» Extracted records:
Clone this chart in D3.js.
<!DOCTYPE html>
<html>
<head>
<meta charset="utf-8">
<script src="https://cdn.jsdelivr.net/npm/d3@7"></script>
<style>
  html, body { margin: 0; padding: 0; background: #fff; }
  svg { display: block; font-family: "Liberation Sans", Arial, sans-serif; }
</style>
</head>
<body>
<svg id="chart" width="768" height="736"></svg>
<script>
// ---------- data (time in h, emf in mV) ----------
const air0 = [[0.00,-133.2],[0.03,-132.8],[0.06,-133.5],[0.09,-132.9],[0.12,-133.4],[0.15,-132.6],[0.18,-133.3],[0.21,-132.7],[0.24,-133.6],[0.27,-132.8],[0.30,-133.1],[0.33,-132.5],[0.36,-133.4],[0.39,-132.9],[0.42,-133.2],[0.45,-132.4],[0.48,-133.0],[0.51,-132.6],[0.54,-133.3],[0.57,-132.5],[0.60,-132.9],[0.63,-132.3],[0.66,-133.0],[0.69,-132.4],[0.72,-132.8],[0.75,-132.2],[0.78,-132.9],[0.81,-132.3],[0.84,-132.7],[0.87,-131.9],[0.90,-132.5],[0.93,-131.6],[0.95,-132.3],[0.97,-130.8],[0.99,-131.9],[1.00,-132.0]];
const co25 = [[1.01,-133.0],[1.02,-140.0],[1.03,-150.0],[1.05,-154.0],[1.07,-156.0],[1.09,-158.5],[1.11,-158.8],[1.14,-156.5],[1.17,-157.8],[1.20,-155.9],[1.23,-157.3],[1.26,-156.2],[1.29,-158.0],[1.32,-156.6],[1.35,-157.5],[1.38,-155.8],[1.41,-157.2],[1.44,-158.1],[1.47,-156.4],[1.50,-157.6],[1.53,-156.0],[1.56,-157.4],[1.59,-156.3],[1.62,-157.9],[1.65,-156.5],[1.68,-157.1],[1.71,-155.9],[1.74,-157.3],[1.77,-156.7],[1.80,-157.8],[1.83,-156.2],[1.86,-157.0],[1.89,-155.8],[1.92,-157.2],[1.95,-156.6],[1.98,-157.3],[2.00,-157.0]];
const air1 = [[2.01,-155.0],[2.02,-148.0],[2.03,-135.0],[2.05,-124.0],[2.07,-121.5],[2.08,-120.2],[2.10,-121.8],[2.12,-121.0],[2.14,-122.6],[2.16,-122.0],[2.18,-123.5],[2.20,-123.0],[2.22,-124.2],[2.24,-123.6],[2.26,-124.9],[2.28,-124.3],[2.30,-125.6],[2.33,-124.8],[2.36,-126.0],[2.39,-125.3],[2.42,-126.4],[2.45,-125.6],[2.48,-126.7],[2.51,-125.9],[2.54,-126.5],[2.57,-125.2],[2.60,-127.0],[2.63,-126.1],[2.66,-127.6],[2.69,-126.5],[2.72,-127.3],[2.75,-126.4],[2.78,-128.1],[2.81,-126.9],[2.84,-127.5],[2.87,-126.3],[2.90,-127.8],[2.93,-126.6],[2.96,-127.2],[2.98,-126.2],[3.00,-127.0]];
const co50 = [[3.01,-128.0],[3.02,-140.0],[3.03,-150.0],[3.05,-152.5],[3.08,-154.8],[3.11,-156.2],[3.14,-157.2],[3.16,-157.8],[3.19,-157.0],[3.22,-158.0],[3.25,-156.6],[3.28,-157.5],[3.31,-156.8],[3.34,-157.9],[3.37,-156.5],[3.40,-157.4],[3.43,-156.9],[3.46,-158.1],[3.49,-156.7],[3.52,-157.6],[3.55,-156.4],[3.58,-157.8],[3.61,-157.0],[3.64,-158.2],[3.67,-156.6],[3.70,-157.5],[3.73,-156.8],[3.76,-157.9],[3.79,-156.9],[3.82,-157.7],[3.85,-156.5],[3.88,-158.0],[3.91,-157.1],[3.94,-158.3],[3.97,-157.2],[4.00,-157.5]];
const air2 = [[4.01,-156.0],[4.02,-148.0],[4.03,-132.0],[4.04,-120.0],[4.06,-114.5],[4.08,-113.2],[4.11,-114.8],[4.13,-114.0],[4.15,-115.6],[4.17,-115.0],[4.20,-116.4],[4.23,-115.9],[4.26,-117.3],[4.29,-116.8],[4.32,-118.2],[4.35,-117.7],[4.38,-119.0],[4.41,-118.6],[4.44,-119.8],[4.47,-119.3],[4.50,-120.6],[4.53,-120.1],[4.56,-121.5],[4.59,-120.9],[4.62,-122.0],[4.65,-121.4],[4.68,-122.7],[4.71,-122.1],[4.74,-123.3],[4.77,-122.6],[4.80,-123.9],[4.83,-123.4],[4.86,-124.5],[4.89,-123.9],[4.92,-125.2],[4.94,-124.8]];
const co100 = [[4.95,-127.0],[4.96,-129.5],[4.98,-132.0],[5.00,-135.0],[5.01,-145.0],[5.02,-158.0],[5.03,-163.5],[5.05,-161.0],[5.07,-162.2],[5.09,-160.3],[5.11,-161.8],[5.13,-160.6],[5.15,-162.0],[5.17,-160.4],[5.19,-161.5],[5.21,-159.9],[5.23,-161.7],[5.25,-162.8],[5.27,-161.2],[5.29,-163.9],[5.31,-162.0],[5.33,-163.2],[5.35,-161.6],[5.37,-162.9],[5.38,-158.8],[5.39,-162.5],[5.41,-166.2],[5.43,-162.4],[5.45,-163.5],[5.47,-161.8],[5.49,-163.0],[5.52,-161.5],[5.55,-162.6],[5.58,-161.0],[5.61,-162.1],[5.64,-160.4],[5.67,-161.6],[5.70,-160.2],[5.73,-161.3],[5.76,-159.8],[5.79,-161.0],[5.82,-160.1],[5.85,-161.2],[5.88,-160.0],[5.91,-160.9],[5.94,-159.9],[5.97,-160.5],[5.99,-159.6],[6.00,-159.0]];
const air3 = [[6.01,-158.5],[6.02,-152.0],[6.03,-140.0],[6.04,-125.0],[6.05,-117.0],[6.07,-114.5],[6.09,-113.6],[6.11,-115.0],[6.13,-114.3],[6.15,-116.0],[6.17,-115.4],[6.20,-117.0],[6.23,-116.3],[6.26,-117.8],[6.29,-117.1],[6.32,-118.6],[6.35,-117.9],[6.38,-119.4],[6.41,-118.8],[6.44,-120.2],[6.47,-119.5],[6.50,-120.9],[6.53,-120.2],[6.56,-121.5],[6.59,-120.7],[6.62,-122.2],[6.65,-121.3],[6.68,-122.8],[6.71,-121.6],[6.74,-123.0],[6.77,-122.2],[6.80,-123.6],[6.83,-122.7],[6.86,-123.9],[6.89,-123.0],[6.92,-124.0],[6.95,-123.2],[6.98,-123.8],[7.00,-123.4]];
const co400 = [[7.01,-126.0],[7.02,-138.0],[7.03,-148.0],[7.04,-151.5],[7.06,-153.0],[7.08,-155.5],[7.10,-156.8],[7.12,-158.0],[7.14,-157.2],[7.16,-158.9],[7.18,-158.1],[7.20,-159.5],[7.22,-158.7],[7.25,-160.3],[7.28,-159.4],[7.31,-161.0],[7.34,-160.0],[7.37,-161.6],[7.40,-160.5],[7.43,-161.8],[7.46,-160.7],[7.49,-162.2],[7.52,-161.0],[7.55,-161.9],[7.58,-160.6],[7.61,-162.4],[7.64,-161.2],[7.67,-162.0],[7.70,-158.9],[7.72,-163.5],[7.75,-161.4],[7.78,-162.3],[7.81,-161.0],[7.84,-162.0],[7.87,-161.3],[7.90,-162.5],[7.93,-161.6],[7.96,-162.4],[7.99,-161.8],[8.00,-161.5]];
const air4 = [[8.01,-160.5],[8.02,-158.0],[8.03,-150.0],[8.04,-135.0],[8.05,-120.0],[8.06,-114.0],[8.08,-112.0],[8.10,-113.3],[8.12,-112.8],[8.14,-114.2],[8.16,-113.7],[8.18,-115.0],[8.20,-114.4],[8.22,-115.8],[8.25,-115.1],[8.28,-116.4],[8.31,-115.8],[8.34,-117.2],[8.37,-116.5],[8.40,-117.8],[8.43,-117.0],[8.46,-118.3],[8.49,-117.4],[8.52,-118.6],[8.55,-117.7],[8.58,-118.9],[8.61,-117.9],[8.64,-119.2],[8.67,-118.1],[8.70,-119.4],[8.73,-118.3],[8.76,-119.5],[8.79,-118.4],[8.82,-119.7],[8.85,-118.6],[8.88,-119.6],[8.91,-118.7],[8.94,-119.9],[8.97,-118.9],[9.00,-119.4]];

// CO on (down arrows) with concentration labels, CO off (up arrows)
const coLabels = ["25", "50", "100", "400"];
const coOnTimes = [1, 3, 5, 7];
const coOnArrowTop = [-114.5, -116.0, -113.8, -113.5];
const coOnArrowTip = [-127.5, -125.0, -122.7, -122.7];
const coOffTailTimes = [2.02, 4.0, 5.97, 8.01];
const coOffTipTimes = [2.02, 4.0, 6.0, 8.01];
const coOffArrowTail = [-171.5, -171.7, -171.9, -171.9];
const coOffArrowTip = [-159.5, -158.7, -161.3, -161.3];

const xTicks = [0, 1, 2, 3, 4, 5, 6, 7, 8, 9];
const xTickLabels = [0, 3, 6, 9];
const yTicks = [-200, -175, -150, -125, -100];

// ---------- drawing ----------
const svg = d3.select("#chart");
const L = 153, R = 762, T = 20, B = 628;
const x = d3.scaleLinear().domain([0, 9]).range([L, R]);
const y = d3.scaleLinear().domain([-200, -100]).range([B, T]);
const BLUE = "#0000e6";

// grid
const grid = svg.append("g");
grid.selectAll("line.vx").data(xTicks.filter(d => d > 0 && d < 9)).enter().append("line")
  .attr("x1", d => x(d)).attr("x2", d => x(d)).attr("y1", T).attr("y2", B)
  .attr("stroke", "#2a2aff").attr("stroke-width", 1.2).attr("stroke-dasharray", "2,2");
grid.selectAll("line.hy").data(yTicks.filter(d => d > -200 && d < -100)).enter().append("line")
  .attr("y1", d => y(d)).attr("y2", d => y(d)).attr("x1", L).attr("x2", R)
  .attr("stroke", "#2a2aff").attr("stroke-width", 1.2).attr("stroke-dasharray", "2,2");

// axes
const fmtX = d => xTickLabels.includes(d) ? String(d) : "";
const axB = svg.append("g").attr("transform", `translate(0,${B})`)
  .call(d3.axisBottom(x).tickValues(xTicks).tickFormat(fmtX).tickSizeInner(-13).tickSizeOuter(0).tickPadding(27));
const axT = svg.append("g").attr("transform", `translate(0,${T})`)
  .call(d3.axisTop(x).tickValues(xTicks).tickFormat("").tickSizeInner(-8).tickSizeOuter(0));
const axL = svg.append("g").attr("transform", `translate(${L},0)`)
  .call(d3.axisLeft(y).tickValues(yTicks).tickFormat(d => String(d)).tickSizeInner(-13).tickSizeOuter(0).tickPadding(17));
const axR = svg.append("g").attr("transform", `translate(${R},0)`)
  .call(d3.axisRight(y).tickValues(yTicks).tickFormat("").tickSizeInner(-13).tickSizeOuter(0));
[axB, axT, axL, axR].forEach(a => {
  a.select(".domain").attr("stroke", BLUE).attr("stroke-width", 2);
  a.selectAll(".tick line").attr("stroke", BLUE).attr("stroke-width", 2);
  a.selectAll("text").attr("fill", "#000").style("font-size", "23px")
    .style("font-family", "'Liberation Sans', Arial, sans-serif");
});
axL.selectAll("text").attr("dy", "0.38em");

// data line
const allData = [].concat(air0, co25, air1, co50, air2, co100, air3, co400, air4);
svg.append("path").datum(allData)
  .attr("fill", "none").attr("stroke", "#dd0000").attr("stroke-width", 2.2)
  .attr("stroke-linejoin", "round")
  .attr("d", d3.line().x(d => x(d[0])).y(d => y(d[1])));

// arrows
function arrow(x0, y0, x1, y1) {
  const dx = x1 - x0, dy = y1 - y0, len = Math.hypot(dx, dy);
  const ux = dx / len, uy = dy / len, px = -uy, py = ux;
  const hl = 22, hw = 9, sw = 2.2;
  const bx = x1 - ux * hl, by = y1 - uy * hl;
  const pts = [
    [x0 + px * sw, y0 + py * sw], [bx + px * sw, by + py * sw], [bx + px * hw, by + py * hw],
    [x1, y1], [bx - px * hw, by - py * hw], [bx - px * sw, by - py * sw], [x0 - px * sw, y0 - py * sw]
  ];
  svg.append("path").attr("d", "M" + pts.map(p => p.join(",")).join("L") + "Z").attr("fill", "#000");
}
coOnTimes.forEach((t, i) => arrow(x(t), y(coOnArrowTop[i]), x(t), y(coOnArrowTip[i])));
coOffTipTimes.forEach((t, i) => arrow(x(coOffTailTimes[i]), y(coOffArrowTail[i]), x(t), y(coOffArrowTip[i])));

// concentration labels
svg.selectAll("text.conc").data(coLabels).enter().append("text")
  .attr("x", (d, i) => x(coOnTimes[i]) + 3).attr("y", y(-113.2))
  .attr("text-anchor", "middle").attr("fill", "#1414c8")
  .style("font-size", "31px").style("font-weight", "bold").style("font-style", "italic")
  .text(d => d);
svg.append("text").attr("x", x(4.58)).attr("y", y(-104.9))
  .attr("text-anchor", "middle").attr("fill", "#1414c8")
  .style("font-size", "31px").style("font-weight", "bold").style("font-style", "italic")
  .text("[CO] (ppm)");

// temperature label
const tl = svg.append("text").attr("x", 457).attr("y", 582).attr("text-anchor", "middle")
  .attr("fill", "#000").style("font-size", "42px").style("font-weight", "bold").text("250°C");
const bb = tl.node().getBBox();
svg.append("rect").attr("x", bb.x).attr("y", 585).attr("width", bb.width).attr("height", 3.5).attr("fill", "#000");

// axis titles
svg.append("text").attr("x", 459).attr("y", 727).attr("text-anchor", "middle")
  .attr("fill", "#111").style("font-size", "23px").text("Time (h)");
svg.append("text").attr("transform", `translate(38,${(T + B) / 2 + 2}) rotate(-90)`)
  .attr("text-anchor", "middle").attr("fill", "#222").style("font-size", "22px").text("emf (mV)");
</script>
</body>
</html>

* * *

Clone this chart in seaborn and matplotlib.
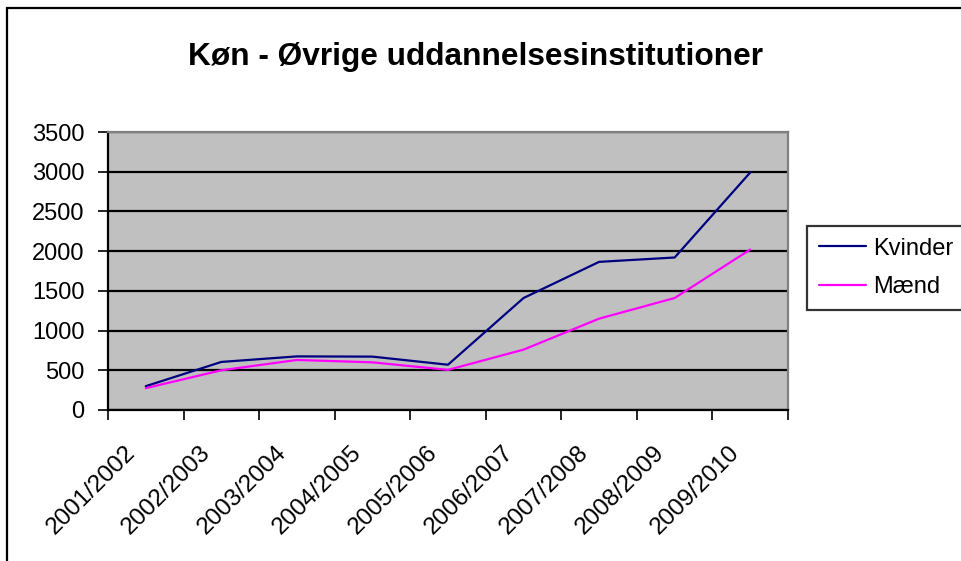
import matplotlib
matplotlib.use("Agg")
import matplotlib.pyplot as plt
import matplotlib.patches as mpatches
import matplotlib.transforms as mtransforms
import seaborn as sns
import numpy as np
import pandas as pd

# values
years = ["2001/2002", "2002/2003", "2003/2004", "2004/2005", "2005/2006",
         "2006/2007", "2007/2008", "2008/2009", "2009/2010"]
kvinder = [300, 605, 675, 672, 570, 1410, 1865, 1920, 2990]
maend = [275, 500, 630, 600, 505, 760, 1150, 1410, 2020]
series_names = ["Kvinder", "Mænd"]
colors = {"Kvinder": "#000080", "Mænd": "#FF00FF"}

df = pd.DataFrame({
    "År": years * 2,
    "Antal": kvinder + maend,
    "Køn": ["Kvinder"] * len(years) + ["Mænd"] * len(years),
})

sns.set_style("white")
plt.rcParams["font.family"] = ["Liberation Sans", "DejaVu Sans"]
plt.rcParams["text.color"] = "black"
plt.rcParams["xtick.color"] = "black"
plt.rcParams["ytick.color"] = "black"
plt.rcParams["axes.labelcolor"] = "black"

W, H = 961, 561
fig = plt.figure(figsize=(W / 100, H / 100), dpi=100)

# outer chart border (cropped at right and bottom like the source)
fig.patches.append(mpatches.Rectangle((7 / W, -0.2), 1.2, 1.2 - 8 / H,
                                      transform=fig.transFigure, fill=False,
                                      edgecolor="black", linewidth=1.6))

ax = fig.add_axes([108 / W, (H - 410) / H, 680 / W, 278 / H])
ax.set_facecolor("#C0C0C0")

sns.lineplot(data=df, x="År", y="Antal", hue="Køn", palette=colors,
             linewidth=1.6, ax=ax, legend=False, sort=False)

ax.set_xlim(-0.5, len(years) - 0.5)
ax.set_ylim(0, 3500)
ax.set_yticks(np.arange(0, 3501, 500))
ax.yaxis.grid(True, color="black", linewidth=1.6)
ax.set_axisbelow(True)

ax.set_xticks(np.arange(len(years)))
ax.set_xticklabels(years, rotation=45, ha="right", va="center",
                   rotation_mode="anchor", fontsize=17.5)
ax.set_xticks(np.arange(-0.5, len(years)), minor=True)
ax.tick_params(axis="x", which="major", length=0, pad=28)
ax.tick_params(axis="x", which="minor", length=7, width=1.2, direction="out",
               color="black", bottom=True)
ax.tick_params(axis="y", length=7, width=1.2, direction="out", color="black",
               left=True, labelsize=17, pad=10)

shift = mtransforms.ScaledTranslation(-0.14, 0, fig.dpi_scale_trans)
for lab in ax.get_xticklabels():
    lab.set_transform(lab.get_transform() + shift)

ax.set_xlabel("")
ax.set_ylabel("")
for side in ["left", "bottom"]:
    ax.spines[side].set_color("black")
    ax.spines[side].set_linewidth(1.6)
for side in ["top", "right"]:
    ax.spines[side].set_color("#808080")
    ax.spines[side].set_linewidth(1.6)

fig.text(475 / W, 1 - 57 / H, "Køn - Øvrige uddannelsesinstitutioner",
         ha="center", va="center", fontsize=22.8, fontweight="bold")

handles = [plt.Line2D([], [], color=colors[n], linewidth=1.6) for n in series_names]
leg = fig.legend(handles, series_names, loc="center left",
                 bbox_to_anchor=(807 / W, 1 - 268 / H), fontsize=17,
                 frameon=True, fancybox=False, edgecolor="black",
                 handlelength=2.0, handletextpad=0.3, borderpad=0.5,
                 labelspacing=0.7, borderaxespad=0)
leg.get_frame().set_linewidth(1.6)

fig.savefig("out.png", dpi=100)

» Exercise directions:
Nothing but the lines above, starting at the line that contains "Clone this chart in seaborn and matplotlib." and ending at the line that contains "import pandas as pd", should be given again, exactly and without the pictures.

» Result:
Clone this chart in seaborn and matplotlib.
import matplotlib
matplotlib.use("Agg")
import matplotlib.pyplot as plt
import matplotlib.patches as mpatches
import matplotlib.transforms as mtransforms
import seaborn as sns
import numpy as np
import pandas as pd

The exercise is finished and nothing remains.